* **WHAT YOU HAVE TO DO**
Reproduce exactly, and only, the lines of the material below running from the line bearing "Recreate this image" through the line bearing "import plotly.graph_objects as go". Leave any pictures out.

* **DATA LINES**
BEGIN

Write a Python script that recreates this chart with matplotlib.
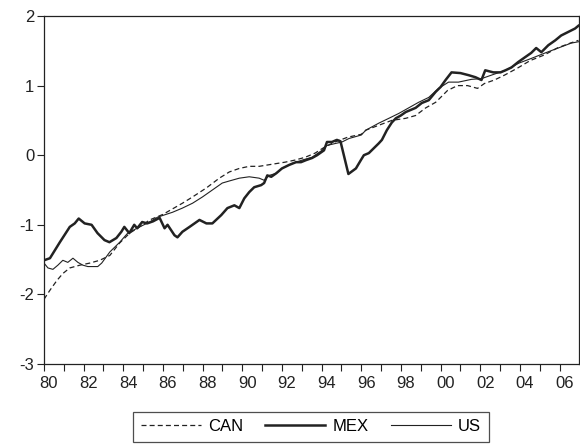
import matplotlib.pyplot as plt
import matplotlib.transforms as mtransforms

plt.rcParams['font.family'] = ['Liberation Sans', 'DejaVu Sans']

# series (decimal year, value)
can_t = [1980.0, 1980.3, 1980.65, 1980.95, 1981.3, 1981.81, 1982.31, 1982.81, 1983.32, 1983.82,
         1984.32, 1984.82, 1985.33, 1986.0, 1986.98, 1987.49, 1988.19, 1988.84, 1989.35, 1989.85,
         1990.35, 1990.85, 1991.5, 1992.16, 1992.66, 1993.17, 1993.67, 1994.17, 1994.67, 1995.33,
         1996.0, 1996.23, 1996.88, 1997.54, 1998.24, 1998.74, 1999.25, 1999.75, 2000.0, 2000.35,
         2000.85, 2001.36, 2001.86, 2002.21, 2002.71, 2003.22, 2003.87, 2004.52, 2005.23, 2005.88,
         2006.53, 2006.95]
can_v = [-2.07, -1.94, -1.8, -1.7, -1.62, -1.58, -1.55, -1.51, -1.44, -1.26,
         -1.12, -1.03, -0.93, -0.85, -0.69, -0.6, -0.47, -0.33, -0.24, -0.19,
         -0.16, -0.16, -0.13, -0.1, -0.07, -0.03, 0.03, 0.12, 0.19, 0.26,
         0.3, 0.36, 0.43, 0.5, 0.53, 0.57, 0.68, 0.76, 0.83, 0.93,
         1.0, 1.0, 0.96, 1.03, 1.08, 1.15, 1.25, 1.36, 1.44, 1.54,
         1.61, 1.65]

mex_t = [1980.0, 1980.3, 1980.8, 1981.3, 1981.55, 1981.75, 1982.05, 1982.4, 1982.7, 1983.05,
         1983.3, 1983.65, 1983.9, 1984.05, 1984.3, 1984.55, 1984.7, 1984.95, 1985.2, 1985.5,
         1985.83, 1986.08, 1986.23, 1986.58, 1986.73, 1986.98, 1987.34, 1987.84, 1988.19, 1988.49,
         1988.94, 1989.25, 1989.6, 1989.85, 1990.1, 1990.35, 1990.6, 1990.95, 1991.1, 1991.26,
         1991.46, 1991.71, 1992.0, 1992.36, 1992.71, 1992.96, 1993.22, 1993.52, 1993.77, 1994.12,
         1994.27, 1994.52, 1994.77, 1994.95, 1995.35, 1995.73, 1995.98, 1996.13, 1996.38, 1996.63,
         1996.88, 1997.04, 1997.29, 1997.54, 1997.74, 1997.99, 1998.24, 1998.49, 1998.74, 1999.05,
         1999.4, 1999.75, 2000.0, 2000.25, 2000.55, 2001.0, 2001.41, 2001.76, 2002.06, 2002.25,
         2002.66, 2003.02, 2003.27, 2003.57, 2003.92, 2004.27, 2004.57, 2004.82, 2005.08, 2005.43,
         2005.78, 2006.08, 2006.43, 2006.78, 2006.95]
mex_v = [-1.51, -1.48, -1.25, -1.03, -0.98, -0.91, -0.98, -1.0, -1.12, -1.22,
         -1.25, -1.19, -1.1, -1.03, -1.12, -1.0, -1.05, -0.96, -0.98, -0.95,
         -0.9, -1.05, -1.0, -1.15, -1.18, -1.1, -1.03, -0.93, -0.98, -0.98,
         -0.86, -0.76, -0.72, -0.76, -0.62, -0.53, -0.46, -0.43, -0.4, -0.29,
         -0.31, -0.26, -0.19, -0.14, -0.1, -0.1, -0.07, -0.04, 0.0, 0.07,
         0.19, 0.19, 0.22, 0.2, -0.27, -0.19, -0.07, 0.0, 0.03, 0.1,
         0.17, 0.22, 0.36, 0.47, 0.53, 0.57, 0.62, 0.65, 0.68, 0.75,
         0.79, 0.91, 0.98, 1.08, 1.19, 1.18, 1.15, 1.12, 1.08, 1.22,
         1.19, 1.19, 1.22, 1.26, 1.34, 1.41, 1.47, 1.54, 1.48, 1.58,
         1.65, 1.72, 1.77, 1.82, 1.86]

us_t = [1980.0, 1980.2, 1980.45, 1980.7, 1980.95, 1981.2, 1981.46, 1981.71, 1981.96, 1982.21,
        1982.71, 1982.91, 1983.32, 1983.82, 1984.22, 1984.82, 1985.33, 1985.73, 1986.48, 1986.98,
        1987.49, 1987.99, 1988.49, 1988.99, 1989.35, 1989.85, 1990.35, 1990.85, 1991.1, 1991.36,
        1991.71, 1992.0, 1992.51, 1993.02, 1993.52, 1994.02, 1994.27, 1994.72, 1995.03, 1995.38,
        1996.0, 1996.23, 1996.88, 1997.39, 1997.89, 1998.39, 1998.89, 1999.4, 1999.9, 2000.4,
        2000.9, 2001.56, 2002.06, 2002.56, 2003.27, 2003.92, 2004.57, 2005.28, 2005.93, 2006.58,
        2006.95]
us_v = [-1.55, -1.62, -1.64, -1.58, -1.51, -1.54, -1.48, -1.54, -1.58, -1.6,
        -1.6, -1.55, -1.39, -1.25, -1.12, -1.03, -0.96, -0.89, -0.82, -0.76,
        -0.69, -0.6, -0.5, -0.4, -0.37, -0.33, -0.31, -0.33, -0.36, -0.29,
        -0.26, -0.19, -0.12, -0.07, -0.03, 0.07, 0.14, 0.17, 0.19, 0.24,
        0.29, 0.36, 0.46, 0.53, 0.6, 0.68, 0.76, 0.83, 0.96, 1.05,
        1.05, 1.09, 1.1, 1.15, 1.22, 1.32, 1.39, 1.47, 1.54, 1.61,
        1.63]

year_ticks = list(range(1980, 2007, 2))
year_labels = ['%02d' % (y % 100) for y in year_ticks]
y_ticks = [-3, -2, -1, 0, 1, 2]

ink = '#222222'

fig = plt.figure(figsize=(5.8, 4.47), dpi=100)
ax = fig.add_axes([44 / 580, 1 - 364 / 447, 536 / 580 - 0.001, 348 / 447])

ax.plot(can_t, can_v, color=ink, lw=0.9, dashes=(4, 2.5), label='CAN')
ax.plot(mex_t, mex_v, color=ink, lw=1.8, label='MEX')
ax.plot(us_t, us_v, color=ink, lw=0.8, label='US')

ax.set_xlim(1980, 2007)
ax.set_ylim(-3, 2)
ax.set_yticks(y_ticks)
ax.set_yticklabels([str(v) for v in y_ticks])
ax.set_xticks(year_ticks)
ax.set_xticklabels(year_labels)
ax.set_xticks(range(1981, 2007, 2), minor=True)
ax.tick_params(axis='both', which='both', direction='out', length=5, width=0.8,
               colors=ink, labelsize=12, pad=4)
ax.tick_params(axis='y', pad=2)

# labels sit a bit to the right of their ticks
shift = mtransforms.ScaledTranslation(5 / 100, 0, fig.dpi_scale_trans)
for lbl in ax.get_xticklabels():
    lbl.set_transform(lbl.get_transform() + shift)

for s in ax.spines.values():
    s.set_color(ink)
    s.set_linewidth(0.9)

leg = fig.legend(loc='center', bbox_to_anchor=(311 / 580, 1 - 426.5 / 447), ncol=3,
                 fontsize=12, frameon=True, fancybox=False, edgecolor=ink,
                 handlelength=3.6, columnspacing=1.3, handletextpad=0.45,
                 borderpad=0.45)
leg.get_frame().set_linewidth(0.9)

fig.savefig('out.png', dpi=100)
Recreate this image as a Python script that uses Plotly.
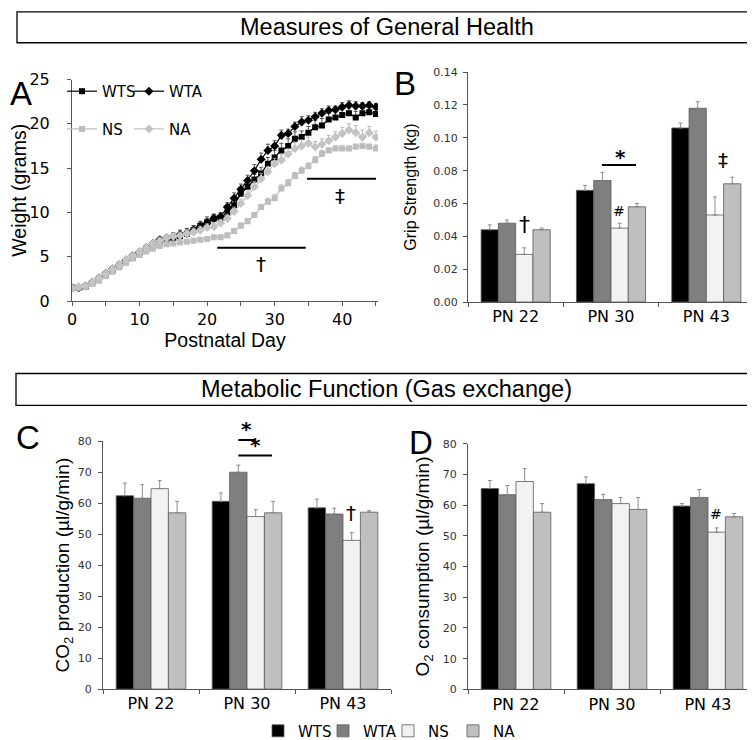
import plotly.graph_objects as go

# ---------------- DATA ----------------
days = list(range(0, 46))
weight_wts = [1.5, 1.5, 1.6, 2.0, 2.5, 3.0, 3.5, 4.0, 4.5, 5.0, 5.4, 5.9,
              6.3, 6.7, 6.9, 7.1, 7.3, 7.6, 8.0, 8.5, 8.9,
              9.3, 9.4, 10.0, 10.8, 12.1, 12.9, 13.7, 14.4, 15.5, 16.2,
              17.0, 17.5, 18.3, 18.5, 19.0, 19.6, 19.8, 20.5, 20.7, 21.0, 21.2, 20.7, 21.2, 21.3, 21.1]
weight_wta = [1.5, 1.5, 1.7, 2.1, 2.6, 3.1, 3.6, 4.1, 4.6, 5.1, 5.5, 6.0,
              6.5, 6.9, 7.1, 7.3, 7.5, 7.6, 8.0, 8.4, 8.8,
              9.3, 9.5, 10.6, 11.6, 12.6, 13.6, 14.7, 16.0, 17.0, 17.5,
              18.7, 18.9, 19.7, 20.2, 20.4, 20.8, 21.2, 21.5, 21.6, 21.9, 22.1, 22.0, 22.0, 22.1, 21.9]
weight_ns = [1.4, 1.5, 1.6, 1.9, 2.3, 2.8, 3.3, 3.8, 4.3, 4.8, 5.2, 5.6,
             5.9, 6.2, 6.4, 6.5, 6.6, 6.7, 6.8, 6.9, 7.0,
             7.2, 7.2, 7.4, 7.9, 8.5, 9.0, 9.7, 10.6, 11.2, 11.6,
             12.7, 13.3, 14.1, 14.7, 15.2, 15.9, 16.6, 17.0, 17.2, 17.2, 17.2, 17.4, 17.5, 17.4, 17.2]
weight_na = [1.5, 1.6, 1.7, 2.1, 2.6, 3.1, 3.6, 4.1, 4.7, 5.1, 5.6, 6.0,
             6.5, 6.8, 7.1, 7.3, 7.4, 7.6, 7.8, 8.0, 8.3,
             8.4, 8.8, 9.3, 10.1, 11.0, 11.9, 12.9, 13.8, 14.6, 15.5,
             15.9, 16.6, 17.2, 17.5, 17.8, 17.4, 17.7, 18.1, 18.5, 18.9, 19.3, 19.0, 18.5, 19.0, 18.5]
weight_wts_err = [0.2, 0.2, 0.2, 0.2, 0.2, 0.2, 0.3, 0.3, 0.3, 0.3, 0.3, 0.3,
                  0.3, 0.3, 0.3, 0.4, 0.4, 0.5, 0.5, 0.5, 0.6,
                  0.5, 0.5, 0.5, 0.6, 0.6, 0.6, 0.6, 0.7, 0.7, 0.8,
                  0.8, 0.8, 0.8, 0.7, 0.7, 0.8, 0.8, 0.7, 0.7, 0.6, 0.6, 0.7, 0.6, 0.6, 0.5]
weight_wta_err = [0.2, 0.2, 0.2, 0.2, 0.2, 0.3, 0.3, 0.3, 0.3, 0.3, 0.3, 0.3,
                  0.3, 0.3, 0.3, 0.4, 0.5, 0.6, 0.5, 0.5, 0.5,
                  0.5, 0.5, 0.5, 0.6, 0.6, 0.6, 0.7, 0.7, 0.7, 0.6,
                  0.6, 0.5, 0.5, 0.6, 0.5, 0.5, 0.5, 0.5, 0.4, 0.5, 0.5, 0.5, 0.4, 0.4, 0.4]
weight_ns_err = [0.2, 0.2, 0.2, 0.2, 0.2, 0.2, 0.2, 0.2, 0.2, 0.2, 0.2, 0.2,
                 0.2, 0.2, 0.2, 0.2, 0.2, 0.2, 0.2, 0.2, 0.2,
                 0.2, 0.2, 0.3, 0.3, 0.3, 0.3, 0.3, 0.3, 0.4, 0.4,
                 0.4, 0.4, 0.4, 0.4, 0.4, 0.4, 0.4, 0.3, 0.3, 0.3, 0.3, 0.3, 0.3, 0.3, 0.4]
weight_na_err = [0.2, 0.2, 0.2, 0.2, 0.2, 0.2, 0.3, 0.3, 0.3, 0.3, 0.3, 0.3,
                 0.3, 0.3, 0.3, 0.3, 0.3, 0.3, 0.4, 0.4, 0.4,
                 0.4, 0.4, 0.5, 0.5, 0.5, 0.5, 0.6, 0.6, 0.6, 0.6,
                 0.6, 0.6, 0.7, 0.7, 0.7, 0.6, 0.6, 0.6, 0.6, 0.7, 0.7, 0.8, 0.8, 0.7, 0.7]

ages = ["PN 22", "PN 30", "PN 43"]
groups = ["WTS", "WTA", "NS", "NA"]

grip = {"WTS": [0.044, 0.068, 0.106], "WTA": [0.048, 0.074, 0.118],
        "NS": [0.029, 0.045, 0.053], "NA": [0.044, 0.058, 0.072]}
grip_err = {"WTS": [0.003, 0.003, 0.003], "WTA": [0.002, 0.005, 0.004],
            "NS": [0.004, 0.003, 0.011], "NA": [0.001, 0.002, 0.004]}

co2 = {"WTS": [62.4, 60.6, 58.5], "WTA": [61.6, 70.0, 56.5],
       "NS": [64.7, 55.7, 48.0], "NA": [56.9, 56.9, 57.1]}
co2_err = {"WTS": [4.1, 2.7, 2.8], "WTA": [4.4, 2.3, 1.9],
           "NS": [2.6, 2.2, 2.5], "NA": [3.7, 3.7, 0.5]}

o2 = {"WTS": [65.4, 67.0, 59.7], "WTA": [63.4, 61.8, 62.5],
      "NS": [67.7, 60.5, 51.2], "NA": [57.7, 58.6, 56.2]}
o2_err = {"WTS": [2.6, 2.2, 0.8], "WTA": [3.0, 1.7, 2.6],
          "NS": [4.2, 2.0, 1.4], "NA": [2.8, 3.9, 1.1]}

# ---------------- STYLE ----------------
W, H = 755, 740
bar_colors = {"WTS": "#000000", "WTA": "#7f7f7f", "NS": "#f2f2f2", "NA": "#bfbfbf"}
SANS = "Liberation Sans, Arial, sans-serif"
VERD = "DejaVu Sans, Verdana, sans-serif"
CO2_MAX = 80


def hx(p):
    return p / W


def vy(p):
    return 1 - p / H


fig = go.Figure()

# ---- Panel A: weight curves ----
line_specs = [
    ("WTS", weight_wts, weight_wts_err, "#000000", "square", "legend", "#303030"),
    ("WTA", weight_wta, weight_wta_err, "#000000", "diamond", "legend2", "#303030"),
    ("NS", weight_ns, weight_ns_err, "#bdbdbd", "square", "legend3", "#a8a8a8"),
    ("NA", weight_na, weight_na_err, "#c4c4c4", "diamond", "legend4", "#a8a8a8"),
]
for name, vals, err, col, sym, leg, ecol in line_specs:
    fig.add_trace(go.Scatter(
        x=days, y=vals, name=name, mode="lines+markers",
        line=dict(color=col, width=1.2),
        marker=dict(symbol=sym, size=6 if sym == "square" else 7, color=col),
        error_y=dict(type="data", array=err, arrayminus=[0] * len(err), symmetric=False,
                     color=ecol, thickness=0.8, width=2),
        xaxis="x", yaxis="y", legend=leg, showlegend=True,
    ))

# ---- Bars: B, C, D ----
panels = [("x2", "y2", grip, grip_err, False),
          ("x3", "y3", co2, co2_err, True),
          ("x4", "y4", o2, o2_err, False)]
for xa, ya, data, errs, show in panels:
    for g in groups:
        fig.add_trace(go.Bar(
            x=ages, y=data[g], name=g,
            marker=dict(color=bar_colors[g], line=dict(color="#5a5a5a", width=0.8)),
            error_y=dict(type="data", array=errs[g], arrayminus=[0] * len(errs[g]),
                         symmetric=False, color="#808080", thickness=0.9, width=2),
            xaxis=xa, yaxis=ya, legend="legend5", showlegend=show,
        ))

axis_common = dict(showline=True, linecolor="#555555", linewidth=1, ticks="outside",
                   ticklen=4, tickcolor="#555555", showgrid=False, zeroline=False,
                   automargin=False)
small_tick = dict(family=VERD, size=11, color="#333333")
cat_tick = dict(family=VERD, size=16, color="black")
title_a = dict(family=SANS, size=19.5, color="black")
title_b = dict(family=SANS, size=16, color="black")
title_cd = dict(family=SANS, size=19, color="black")

fig.update_layout(
    width=W, height=H, margin=dict(l=0, r=0, t=0, b=0),
    paper_bgcolor="white", plot_bgcolor="white",
    barmode="group", bargap=0.275, bargroupgap=0,
    font=dict(family=VERD, color="black"),
    xaxis=dict(domain=[hx(64), hx(370)], anchor="y", range=[0, 45.3],
               tickmode="linear", tick0=0, dtick=10,
               minor=dict(ticks="outside", dtick=5, ticklen=4, tickcolor="#555555"),
               tickfont=dict(family=VERD, size=16, color="black"),
               title=dict(text="Postnatal Day", font=title_a, standoff=0),
               **axis_common),
    yaxis=dict(domain=[vy(295), vy(72)], anchor="x", range=[0, 25], dtick=5,
               tickfont=dict(family=VERD, size=16, color="black"), ticklabelstandoff=14,
               title=dict(text="Weight (grams)", font=title_a, standoff=0),
               **axis_common),
    xaxis2=dict(domain=[hx(460), hx(746)], anchor="y2", type="category",
                tickson="boundaries", tickfont=cat_tick, **axis_common),
    yaxis2=dict(domain=[vy(296), vy(64.6)], anchor="x2", range=[0, 0.14], dtick=0.02,
                tickformat=".2f", tickfont=small_tick, ticklabelstandoff=3,
                title=dict(text="Grip Strength (kg)", font=title_b, standoff=12),
                **axis_common),
    xaxis3=dict(domain=[hx(95), hx(383)], anchor="y3", type="category",
                tickson="boundaries", tickfont=cat_tick, **axis_common),
    yaxis3=dict(domain=[vy(685.7), vy(436.2)], anchor="x3", range=[0, CO2_MAX], dtick=10,
                tickfont=small_tick, ticklabelstandoff=4,
                title=dict(text="CO<sub>2</sub> production (µl/g/min)", font=title_cd, standoff=3),
                **axis_common),
    xaxis4=dict(domain=[hx(460), hx(748)], anchor="y4", type="category",
                tickson="boundaries", tickfont=cat_tick, **axis_common),
    yaxis4=dict(domain=[vy(686), vy(438.7)], anchor="x4", range=[0, 80], dtick=10,
                tickfont=small_tick, ticklabelstandoff=4,
                title=dict(text="O<sub>2</sub> consumption (µl/g/min)", font=title_cd, standoff=8),
                **axis_common),
)

leg_common = dict(orientation="h", bgcolor="rgba(0,0,0,0)", borderwidth=0,
                  font=dict(family=VERD, size=15, color="black"), yanchor="middle",
                  xanchor="left", itemwidth=30, tracegroupgap=0)
fig.update_layout(
    legend=dict(x=hx(54), y=vy(84), **leg_common),
    legend2=dict(x=hx(121), y=vy(84), **leg_common),
    legend3=dict(x=hx(54), y=vy(122), **leg_common),
    legend4=dict(x=hx(121), y=vy(122), **leg_common),
    legend5=dict(orientation="h", x=hx(380), y=vy(728), xanchor="center", yanchor="middle",
                 font=dict(family=VERD, size=15, color="black"), bgcolor="rgba(0,0,0,0)",
                 itemwidth=30, entrywidth=20, traceorder="normal"),
)

shapes = []
annotations = []

# section header boxes
for (x0, x1, y0, y1, text) in [(9, 748, 4, 35, "Measures of General Health"),
                               (8, 749, 368, 400, "Metabolic Function (Gas exchange)")]:
    shapes.append(dict(type="rect", xref="paper", yref="paper", x0=hx(x0), x1=hx(x1),
                       y0=vy(y1), y1=vy(y0), line=dict(color="black", width=1.3),
                       fillcolor="white", layer="below"))
    annotations.append(dict(text=text, xref="paper", yref="paper", x=hx((x0 + x1) / 2),
                            y=vy((y0 + y1) / 2), showarrow=False,
                            font=dict(family=SANS, size=23.5, color="black"),
                            xanchor="center", yanchor="middle"))

# panel letters
for letter, lx, ly in [("A", 13, 86), ("B", 397, 76), ("C", 20, 432), ("D", 413, 437)]:
    annotations.append(dict(text=letter, xref="paper", yref="paper", x=hx(lx), y=vy(ly),
                            showarrow=False, xanchor="center", yanchor="middle",
                            font=dict(family=SANS, size=33, color="black")))

sym_font = dict(family=VERD, size=20, color="black")
star_font = dict(family=VERD, size=20, color="black")


def mark(text, xref, yref, x, y, font):
    annotations.append(dict(text=text, xref=xref, yref=yref, x=x, y=y, showarrow=False,
                            xanchor="center", yanchor="middle", font=font))


# Panel A significance bars
shapes.append(dict(type="line", xref="x", yref="y", x0=21.5, x1=34.6, y0=6.0, y1=6.0,
                   line=dict(color="black", width=2)))
mark("†", "x", "y", 28, 4.2, sym_font)
shapes.append(dict(type="line", xref="x", yref="y", x0=34.8, x1=45.0, y0=13.8, y1=13.8,
                   line=dict(color="black", width=2)))
mark("‡", "x", "y", 39.6, 11.8, sym_font)

# Panel B
mark("†", "x2", "y2", 0.09, 0.047, dict(family=VERD, size=22, color="black"))
mark("#", "x2", "y2", 1.08, 0.0555, dict(family=VERD, size=14, color="black"))
shapes.append(dict(type="line", xref="x2", yref="y2", x0=0.905, x1=1.262, y0=0.0834, y1=0.0834,
                   line=dict(color="black", width=2)))
mark("<b>*</b>", "x2", "y2", 1.1, 0.0885, star_font)
mark("‡", "x2", "y2", 2.17, 0.0865, sym_font)

# Panel C (upper marks sit above the axis top, so use the axis-domain reference)
shapes.append(dict(type="line", xref="x3", yref="y3 domain", x0=0.91, x1=1.083,
                   y0=80.4 / CO2_MAX, y1=80.4 / CO2_MAX, line=dict(color="black", width=2)))
mark("<b>*</b>", "x3", "y3 domain", 0.993, 84.0 / CO2_MAX, star_font)
shapes.append(dict(type="line", xref="x3", yref="y3 domain", x0=0.91, x1=1.26,
                   y0=75.4 / CO2_MAX, y1=75.4 / CO2_MAX, line=dict(color="black", width=2)))
mark("<b>*</b>", "x3", "y3 domain", 1.086, 78.8 / CO2_MAX, star_font)
mark("†", "x3", "y3", 2.086, 57, sym_font)

# Panel D
mark("#", "x4", "y4", 2.088, 57.2, dict(family=VERD, size=14, color="black"))

fig.update_layout(shapes=shapes, annotations=annotations)

fig.write_html("out.html")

END

* **SOLVED EXERCISE**
Recreate this image as a Python script that uses Plotly.
import plotly.graph_objects as go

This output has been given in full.